Most viruses have a natural shape that limits what the metals can become. While viruses can change volume in different settings, they typically resist moving away from their basic form and structure. This limits the types of forms that could be created. 

The UCR team used the M13 bacteriophage -- a uniquely flexible virus. Bacteriophages infect bacteria, more specifically gram-negative bacteria like E. coli which are found in most human digestive tracts. The UCR team picked the M13 as it's already being used to bind with gold to form long nanowire structures. 

The challenge for the UCR engineers came in transforming the nanowires into spheroids -- something completely unexplored by other teams. The resulting gold nanoparticles are spiky and hollow, the team said. 

Exploring other bacterias with this viral 'template'

This research expands the usage and viability of the M13 bacteriophage in nanomaterial scaffolding. Ultimately, the UCR team hopes to pursue just how different they could make these shapes. They also said this  'template' could be applied to other bacteriophages. 

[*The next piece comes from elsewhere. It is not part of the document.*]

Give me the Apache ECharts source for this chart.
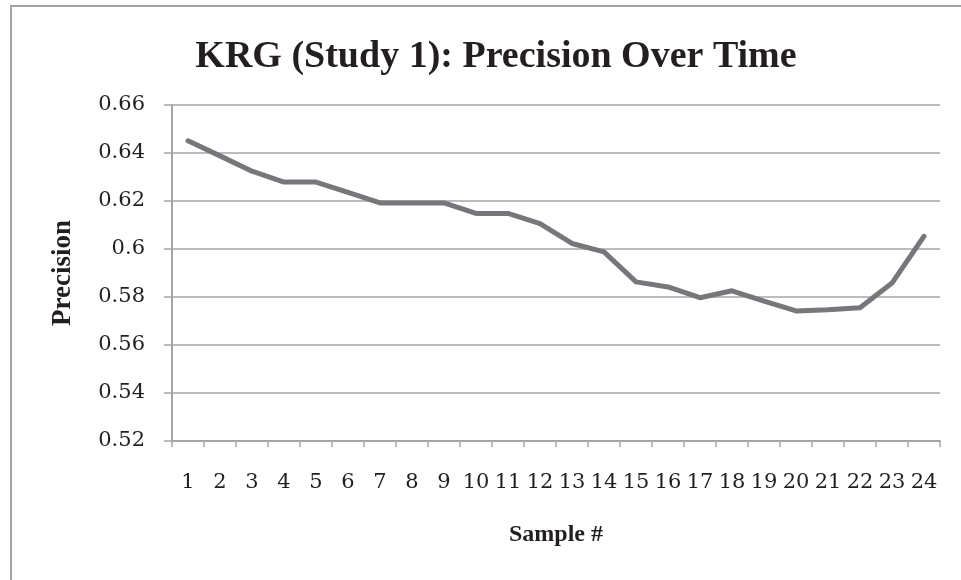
<!DOCTYPE html>
<html>
<head>
<meta charset="utf-8">
<script src="https://cdn.jsdelivr.net/npm/echarts@6/dist/echarts.min.js"></script>
<style>
  html, body { margin: 0; padding: 0; background: #fff; }
  #chart { width: 961px; height: 580px; }
</style>
</head>
<body>
<div id="chart"></div>
<script>
const samples = ['1','2','3','4','5','6','7','8','9','10','11','12','13','14','15','16','17','18','19','20','21','22','23','24'];
const precision = [0.6451, 0.6388, 0.6324, 0.6279, 0.6279, 0.6236, 0.6192, 0.6192, 0.6192, 0.6148, 0.6148, 0.6106,
                   0.6023, 0.5988, 0.5863, 0.5842, 0.5797, 0.5826, 0.5783, 0.5742, 0.5747, 0.5755, 0.5858, 0.6053];
const yTicks = [0.52, 0.54, 0.56, 0.58, 0.6, 0.62, 0.64, 0.66];

const font = 'Liberation Serif';
const labelFont = 'DejaVu Serif';
const chart = echarts.init(document.getElementById('chart'));

const option = {
  backgroundColor: '#fff',
  animation: false,
  title: {
    text: 'KRG (Study 1): Precision Over Time',
    left: 491,
    textAlign: 'center',
    top: 33,
    textStyle: { fontFamily: font, fontWeight: 'bold', fontSize: 38, color: '#231f20' }
  },
  graphic: [{
    type: 'rect',
    shape: { x: 11, y: 6, width: 1000, height: 700 },
    style: { fill: 'none', stroke: '#a3a3a3', lineWidth: 2 },
    silent: true
  }],
  grid: { left: 172, right: 21, top: 105, bottom: 139 },
  xAxis: {
    type: 'category',
    data: samples,
    boundaryGap: true,
    name: 'Sample #',
    nameLocation: 'middle',
    nameGap: 82,
    nameTextStyle: { fontFamily: font, fontWeight: 'bold', fontSize: 24, color: '#231f20' },
    axisLine: { lineStyle: { color: '#a6a6a6', width: 2 } },
    axisTick: { show: true, alignWithLabel: false, length: 6, lineStyle: { color: '#a6a6a6', width: 1.5 } },
    axisLabel: { fontFamily: labelFont, fontSize: 21, color: '#231f20', margin: 31, interval: 0 },
    splitLine: { show: false }
  },
  yAxis: {
    type: 'value',
    min: yTicks[0],
    max: yTicks[yTicks.length - 1],
    interval: 0.02,
    name: 'Precision',
    nameLocation: 'middle',
    nameGap: 95,
    nameTextStyle: { fontFamily: font, fontWeight: 'bold', fontSize: 27, color: '#231f20' },
    axisLine: { show: true, lineStyle: { color: '#a6a6a6', width: 2 } },
    axisTick: { show: true, length: 8, lineStyle: { color: '#a6a6a6', width: 1.5 } },
    axisLabel: {
      fontFamily: labelFont, fontSize: 21, color: '#231f20', margin: 27,
      formatter: v => String(parseFloat(v.toFixed(2)))
    },
    splitLine: { lineStyle: { color: '#a6a6a6', width: 1.5 } }
  },
  series: [{
    name: 'Precision',
    type: 'line',
    data: precision,
    symbol: 'none',
    lineStyle: { color: '#76777a', width: 5, cap: 'round', join: 'round' }
  }]
};

chart.setOption(option);
</script>
</body>
</html>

"The novelty of our work lies in the optimization and demonstration of a viral template, which overcomes the geometric constraints associated with most other viruses," Haberer said. "We used a simple conversion process to make the M13 virus synthesize inorganic spherical nanoshells tens of nanometers in diameter, as well as nanowires nearly 1 micron in length."

The complete research and analysis of the genetically-engineered virus can be found in the July 21 edition of the journal Nanoscale.